Even today, unauthorized streaming and content theft remain real problems that lower the earnings of every artist on this list below what they would otherwise be. The musicians who have succeeded financially are largely those who built income streams, like live performance, endorsements, and real estate, that piracy cannot easily touch.
Rising Names to Watch
While Black Sherif does not yet belong on the richest list, his international trajectory suggests that could change quickly. His 2021 breakout, the one-two punch of First Sermon and Second Sermon, generated global conversation and introduced Ghanaian music to streaming audiences far outside the continent. His live performance fees have risen sharply, and his streaming footprint grows with each release.
Medikal and Efya are two others whose financial profiles are building through a combination of music output, brand work, and genuine audience loyalty. The next iteration of this list may look quite different.
A Final Word
Ghana’s music industry is one of Africa’s most creatively rich environments. The artists on this list did not inherit their wealth. They built it note by note, tour by tour, endorsement negotiation by endorsement negotiation.

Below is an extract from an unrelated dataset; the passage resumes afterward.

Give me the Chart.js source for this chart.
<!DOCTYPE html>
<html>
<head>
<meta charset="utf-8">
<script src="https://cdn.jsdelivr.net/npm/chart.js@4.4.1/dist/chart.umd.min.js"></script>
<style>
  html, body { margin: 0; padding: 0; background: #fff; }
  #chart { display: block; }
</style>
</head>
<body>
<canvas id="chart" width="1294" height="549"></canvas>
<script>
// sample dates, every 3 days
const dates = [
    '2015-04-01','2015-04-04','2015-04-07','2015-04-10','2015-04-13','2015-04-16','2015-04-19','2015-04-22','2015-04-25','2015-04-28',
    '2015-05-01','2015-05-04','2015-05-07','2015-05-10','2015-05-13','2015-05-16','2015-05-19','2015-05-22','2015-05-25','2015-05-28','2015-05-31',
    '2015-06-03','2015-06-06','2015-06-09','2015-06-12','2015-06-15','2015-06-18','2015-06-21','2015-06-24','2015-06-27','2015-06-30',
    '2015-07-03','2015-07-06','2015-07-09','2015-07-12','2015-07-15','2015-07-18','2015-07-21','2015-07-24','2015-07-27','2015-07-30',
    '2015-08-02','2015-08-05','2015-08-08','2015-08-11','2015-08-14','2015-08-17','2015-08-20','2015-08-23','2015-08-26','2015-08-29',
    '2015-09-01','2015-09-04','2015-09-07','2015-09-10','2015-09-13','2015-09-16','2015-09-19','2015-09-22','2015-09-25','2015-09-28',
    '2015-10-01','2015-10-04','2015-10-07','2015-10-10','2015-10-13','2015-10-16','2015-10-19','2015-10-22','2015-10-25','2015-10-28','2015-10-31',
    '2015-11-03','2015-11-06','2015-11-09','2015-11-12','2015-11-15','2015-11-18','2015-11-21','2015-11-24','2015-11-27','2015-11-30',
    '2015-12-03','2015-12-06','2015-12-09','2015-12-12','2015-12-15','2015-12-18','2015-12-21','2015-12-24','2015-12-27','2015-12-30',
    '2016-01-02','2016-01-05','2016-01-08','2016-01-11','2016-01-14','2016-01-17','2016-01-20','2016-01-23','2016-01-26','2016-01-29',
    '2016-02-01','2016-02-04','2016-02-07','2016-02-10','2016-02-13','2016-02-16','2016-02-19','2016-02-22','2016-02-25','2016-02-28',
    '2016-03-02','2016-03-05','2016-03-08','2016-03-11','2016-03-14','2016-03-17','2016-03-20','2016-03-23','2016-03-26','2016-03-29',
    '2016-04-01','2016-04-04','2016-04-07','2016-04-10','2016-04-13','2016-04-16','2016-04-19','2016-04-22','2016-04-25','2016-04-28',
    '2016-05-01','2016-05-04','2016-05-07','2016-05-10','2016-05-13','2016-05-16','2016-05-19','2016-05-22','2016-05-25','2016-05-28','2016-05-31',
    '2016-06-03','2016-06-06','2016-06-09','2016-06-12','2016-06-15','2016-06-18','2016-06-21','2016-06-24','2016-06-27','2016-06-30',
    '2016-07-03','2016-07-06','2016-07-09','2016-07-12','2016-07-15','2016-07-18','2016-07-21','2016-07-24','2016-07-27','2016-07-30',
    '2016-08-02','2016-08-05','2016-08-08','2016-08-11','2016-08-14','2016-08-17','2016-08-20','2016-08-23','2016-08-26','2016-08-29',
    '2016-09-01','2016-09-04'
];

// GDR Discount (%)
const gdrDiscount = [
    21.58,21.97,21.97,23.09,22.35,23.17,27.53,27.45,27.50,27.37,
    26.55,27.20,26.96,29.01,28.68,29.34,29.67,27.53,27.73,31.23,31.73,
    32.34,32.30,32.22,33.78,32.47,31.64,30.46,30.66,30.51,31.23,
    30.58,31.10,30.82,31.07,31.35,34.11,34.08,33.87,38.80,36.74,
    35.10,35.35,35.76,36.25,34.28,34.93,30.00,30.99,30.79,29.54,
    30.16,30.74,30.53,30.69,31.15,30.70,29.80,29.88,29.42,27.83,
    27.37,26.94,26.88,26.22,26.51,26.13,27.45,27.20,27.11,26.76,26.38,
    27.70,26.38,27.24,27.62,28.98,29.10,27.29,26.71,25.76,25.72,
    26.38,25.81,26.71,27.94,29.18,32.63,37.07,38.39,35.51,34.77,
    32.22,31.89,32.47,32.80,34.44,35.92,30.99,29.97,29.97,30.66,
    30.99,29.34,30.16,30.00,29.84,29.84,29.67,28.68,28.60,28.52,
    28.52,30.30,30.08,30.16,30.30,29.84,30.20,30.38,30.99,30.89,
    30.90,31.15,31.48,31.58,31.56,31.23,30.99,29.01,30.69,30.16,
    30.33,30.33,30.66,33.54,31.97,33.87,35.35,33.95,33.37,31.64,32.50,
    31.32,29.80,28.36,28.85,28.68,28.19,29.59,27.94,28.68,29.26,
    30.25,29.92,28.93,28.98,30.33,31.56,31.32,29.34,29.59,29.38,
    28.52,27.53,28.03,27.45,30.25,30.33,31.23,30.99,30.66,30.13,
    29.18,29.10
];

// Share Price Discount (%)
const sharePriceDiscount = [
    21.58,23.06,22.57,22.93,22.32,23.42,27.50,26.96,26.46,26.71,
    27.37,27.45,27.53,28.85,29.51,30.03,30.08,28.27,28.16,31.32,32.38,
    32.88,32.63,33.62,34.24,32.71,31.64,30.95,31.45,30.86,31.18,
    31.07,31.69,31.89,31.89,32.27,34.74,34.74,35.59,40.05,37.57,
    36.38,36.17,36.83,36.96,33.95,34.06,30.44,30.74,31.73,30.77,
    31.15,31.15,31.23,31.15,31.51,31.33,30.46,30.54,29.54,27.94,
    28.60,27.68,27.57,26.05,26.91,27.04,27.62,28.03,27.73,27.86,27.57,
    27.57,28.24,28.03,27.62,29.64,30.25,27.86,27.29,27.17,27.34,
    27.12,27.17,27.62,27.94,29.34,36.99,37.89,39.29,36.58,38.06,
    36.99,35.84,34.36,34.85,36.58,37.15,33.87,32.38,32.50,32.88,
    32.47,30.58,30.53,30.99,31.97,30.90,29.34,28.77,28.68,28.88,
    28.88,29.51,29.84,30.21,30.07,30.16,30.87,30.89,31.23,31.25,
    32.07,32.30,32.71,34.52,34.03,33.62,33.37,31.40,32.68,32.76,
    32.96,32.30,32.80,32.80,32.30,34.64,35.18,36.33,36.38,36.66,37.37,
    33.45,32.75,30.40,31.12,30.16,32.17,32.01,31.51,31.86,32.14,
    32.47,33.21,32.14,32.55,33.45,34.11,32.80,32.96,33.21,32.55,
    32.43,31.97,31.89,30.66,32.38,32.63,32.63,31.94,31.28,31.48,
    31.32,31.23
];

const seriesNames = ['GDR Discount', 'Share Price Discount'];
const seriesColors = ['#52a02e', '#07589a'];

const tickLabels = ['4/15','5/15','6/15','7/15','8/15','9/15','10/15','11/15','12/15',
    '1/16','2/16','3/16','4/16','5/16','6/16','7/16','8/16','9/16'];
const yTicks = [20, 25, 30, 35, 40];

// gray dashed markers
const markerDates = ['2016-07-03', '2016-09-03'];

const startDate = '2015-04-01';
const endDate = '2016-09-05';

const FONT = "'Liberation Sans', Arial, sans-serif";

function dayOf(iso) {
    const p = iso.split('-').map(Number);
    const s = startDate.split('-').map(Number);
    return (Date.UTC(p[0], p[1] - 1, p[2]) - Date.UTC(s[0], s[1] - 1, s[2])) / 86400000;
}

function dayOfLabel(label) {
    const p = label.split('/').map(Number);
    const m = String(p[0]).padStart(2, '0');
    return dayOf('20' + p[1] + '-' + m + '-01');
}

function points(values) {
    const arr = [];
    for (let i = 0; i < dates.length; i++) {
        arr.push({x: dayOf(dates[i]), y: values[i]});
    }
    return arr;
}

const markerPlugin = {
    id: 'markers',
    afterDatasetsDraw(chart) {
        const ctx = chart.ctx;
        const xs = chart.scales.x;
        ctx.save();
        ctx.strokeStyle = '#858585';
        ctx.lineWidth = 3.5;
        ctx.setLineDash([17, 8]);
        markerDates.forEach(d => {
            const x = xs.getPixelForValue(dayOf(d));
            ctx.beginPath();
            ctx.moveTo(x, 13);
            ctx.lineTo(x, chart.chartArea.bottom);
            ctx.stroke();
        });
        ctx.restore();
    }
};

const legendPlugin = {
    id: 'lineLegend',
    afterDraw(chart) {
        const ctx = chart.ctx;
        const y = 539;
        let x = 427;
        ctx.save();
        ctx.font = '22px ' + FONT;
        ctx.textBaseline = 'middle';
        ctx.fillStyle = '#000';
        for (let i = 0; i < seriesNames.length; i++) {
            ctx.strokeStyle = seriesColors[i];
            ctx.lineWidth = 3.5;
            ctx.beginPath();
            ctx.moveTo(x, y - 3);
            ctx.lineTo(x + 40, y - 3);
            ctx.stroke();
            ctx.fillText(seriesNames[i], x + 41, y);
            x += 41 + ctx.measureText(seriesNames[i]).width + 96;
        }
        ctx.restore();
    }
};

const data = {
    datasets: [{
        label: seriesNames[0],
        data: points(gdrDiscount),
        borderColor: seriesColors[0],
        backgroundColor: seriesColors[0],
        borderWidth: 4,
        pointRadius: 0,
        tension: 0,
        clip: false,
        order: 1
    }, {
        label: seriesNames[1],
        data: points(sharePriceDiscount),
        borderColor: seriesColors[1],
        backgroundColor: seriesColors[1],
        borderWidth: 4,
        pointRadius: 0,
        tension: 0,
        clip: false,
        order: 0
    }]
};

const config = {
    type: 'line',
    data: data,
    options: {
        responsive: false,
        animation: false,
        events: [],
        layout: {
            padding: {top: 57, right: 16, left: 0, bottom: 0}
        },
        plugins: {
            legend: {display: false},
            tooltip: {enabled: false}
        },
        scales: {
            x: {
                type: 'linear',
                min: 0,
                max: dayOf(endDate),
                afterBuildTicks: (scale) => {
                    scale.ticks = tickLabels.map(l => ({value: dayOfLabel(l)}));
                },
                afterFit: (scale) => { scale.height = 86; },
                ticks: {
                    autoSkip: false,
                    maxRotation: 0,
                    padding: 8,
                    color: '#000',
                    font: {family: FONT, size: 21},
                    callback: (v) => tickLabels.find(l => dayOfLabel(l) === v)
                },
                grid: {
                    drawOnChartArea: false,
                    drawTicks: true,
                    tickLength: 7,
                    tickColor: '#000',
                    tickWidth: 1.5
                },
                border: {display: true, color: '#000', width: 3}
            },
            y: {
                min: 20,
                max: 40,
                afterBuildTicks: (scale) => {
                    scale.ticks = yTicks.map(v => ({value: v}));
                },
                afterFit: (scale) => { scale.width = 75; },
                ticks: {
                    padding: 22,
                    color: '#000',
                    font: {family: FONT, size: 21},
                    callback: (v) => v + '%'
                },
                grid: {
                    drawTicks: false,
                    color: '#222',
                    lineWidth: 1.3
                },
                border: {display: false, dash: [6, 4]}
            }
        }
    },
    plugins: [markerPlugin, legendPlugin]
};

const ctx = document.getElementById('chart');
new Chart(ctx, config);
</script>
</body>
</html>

What separates the wealthiest musicians in Ghana from those who remain talented but financially fragile is not always talent; it is the recognition that music is a business, and that treating it like one is not a betrayal of the art but the only sustainable way to protect it.
The stories behind these fortunes are, at their core, stories about discipline, strategy, and the willingness to keep building long after the hit record has faded from the radio.